Repeat the whole of the data, keeping every detail the same.

[Figure scripts]

========

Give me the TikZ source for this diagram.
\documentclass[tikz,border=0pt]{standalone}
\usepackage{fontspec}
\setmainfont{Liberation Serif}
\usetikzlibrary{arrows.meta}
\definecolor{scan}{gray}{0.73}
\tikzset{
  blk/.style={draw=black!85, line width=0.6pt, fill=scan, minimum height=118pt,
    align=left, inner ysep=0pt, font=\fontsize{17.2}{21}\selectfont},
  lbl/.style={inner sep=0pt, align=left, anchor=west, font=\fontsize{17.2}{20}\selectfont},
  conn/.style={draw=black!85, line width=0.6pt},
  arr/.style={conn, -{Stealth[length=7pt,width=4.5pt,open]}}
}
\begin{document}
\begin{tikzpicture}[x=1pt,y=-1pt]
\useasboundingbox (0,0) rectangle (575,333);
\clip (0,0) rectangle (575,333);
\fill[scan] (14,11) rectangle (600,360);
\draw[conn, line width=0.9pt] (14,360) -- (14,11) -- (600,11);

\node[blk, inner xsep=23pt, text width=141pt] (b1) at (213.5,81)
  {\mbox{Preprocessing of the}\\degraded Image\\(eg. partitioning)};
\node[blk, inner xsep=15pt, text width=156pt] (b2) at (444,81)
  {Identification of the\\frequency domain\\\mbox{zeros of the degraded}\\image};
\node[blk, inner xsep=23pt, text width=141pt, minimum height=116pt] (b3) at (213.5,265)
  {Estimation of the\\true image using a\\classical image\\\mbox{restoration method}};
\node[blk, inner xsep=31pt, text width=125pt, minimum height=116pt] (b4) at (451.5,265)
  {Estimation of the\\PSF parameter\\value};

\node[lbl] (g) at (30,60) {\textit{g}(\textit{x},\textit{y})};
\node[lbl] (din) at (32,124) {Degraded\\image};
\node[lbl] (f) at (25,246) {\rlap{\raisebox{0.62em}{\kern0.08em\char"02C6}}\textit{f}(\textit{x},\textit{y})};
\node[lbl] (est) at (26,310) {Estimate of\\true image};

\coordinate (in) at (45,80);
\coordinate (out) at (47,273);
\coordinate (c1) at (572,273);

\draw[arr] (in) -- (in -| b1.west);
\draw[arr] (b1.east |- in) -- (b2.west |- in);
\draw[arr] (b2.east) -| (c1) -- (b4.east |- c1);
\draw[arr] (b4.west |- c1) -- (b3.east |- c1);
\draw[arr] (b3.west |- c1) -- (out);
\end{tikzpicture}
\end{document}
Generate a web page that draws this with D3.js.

========

*Result*:
Give me the TikZ source for this diagram.
\documentclass[tikz,border=0pt]{standalone}
\usepackage{fontspec}
\setmainfont{Liberation Serif}
\usetikzlibrary{arrows.meta}
\definecolor{scan}{gray}{0.73}
\tikzset{
  blk/.style={draw=black!85, line width=0.6pt, fill=scan, minimum height=118pt,
    align=left, inner ysep=0pt, font=\fontsize{17.2}{21}\selectfont},
  lbl/.style={inner sep=0pt, align=left, anchor=west, font=\fontsize{17.2}{20}\selectfont},
  conn/.style={draw=black!85, line width=0.6pt},
  arr/.style={conn, -{Stealth[length=7pt,width=4.5pt,open]}}
}
\begin{document}
\begin{tikzpicture}[x=1pt,y=-1pt]
\useasboundingbox (0,0) rectangle (575,333);
\clip (0,0) rectangle (575,333);
\fill[scan] (14,11) rectangle (600,360);
\draw[conn, line width=0.9pt] (14,360) -- (14,11) -- (600,11);

\node[blk, inner xsep=23pt, text width=141pt] (b1) at (213.5,81)
  {\mbox{Preprocessing of the}\\degraded Image\\(eg. partitioning)};
\node[blk, inner xsep=15pt, text width=156pt] (b2) at (444,81)
  {Identification of the\\frequency domain\\\mbox{zeros of the degraded}\\image};
\node[blk, inner xsep=23pt, text width=141pt, minimum height=116pt] (b3) at (213.5,265)
  {Estimation of the\\true image using a\\classical image\\\mbox{restoration method}};
\node[blk, inner xsep=31pt, text width=125pt, minimum height=116pt] (b4) at (451.5,265)
  {Estimation of the\\PSF parameter\\value};

\node[lbl] (g) at (30,60) {\textit{g}(\textit{x},\textit{y})};
\node[lbl] (din) at (32,124) {Degraded\\image};
\node[lbl] (f) at (25,246) {\rlap{\raisebox{0.62em}{\kern0.08em\char"02C6}}\textit{f}(\textit{x},\textit{y})};
\node[lbl] (est) at (26,310) {Estimate of\\true image};

\coordinate (in) at (45,80);
\coordinate (out) at (47,273);
\coordinate (c1) at (572,273);

\draw[arr] (in) -- (in -| b1.west);
\draw[arr] (b1.east |- in) -- (b2.west |- in);
\draw[arr] (b2.east) -| (c1) -- (b4.east |- c1);
\draw[arr] (b4.west |- c1) -- (b3.east |- c1);
\draw[arr] (b3.west |- c1) -- (out);
\end{tikzpicture}
\end{document}
Generate a web page that draws this with D3.js.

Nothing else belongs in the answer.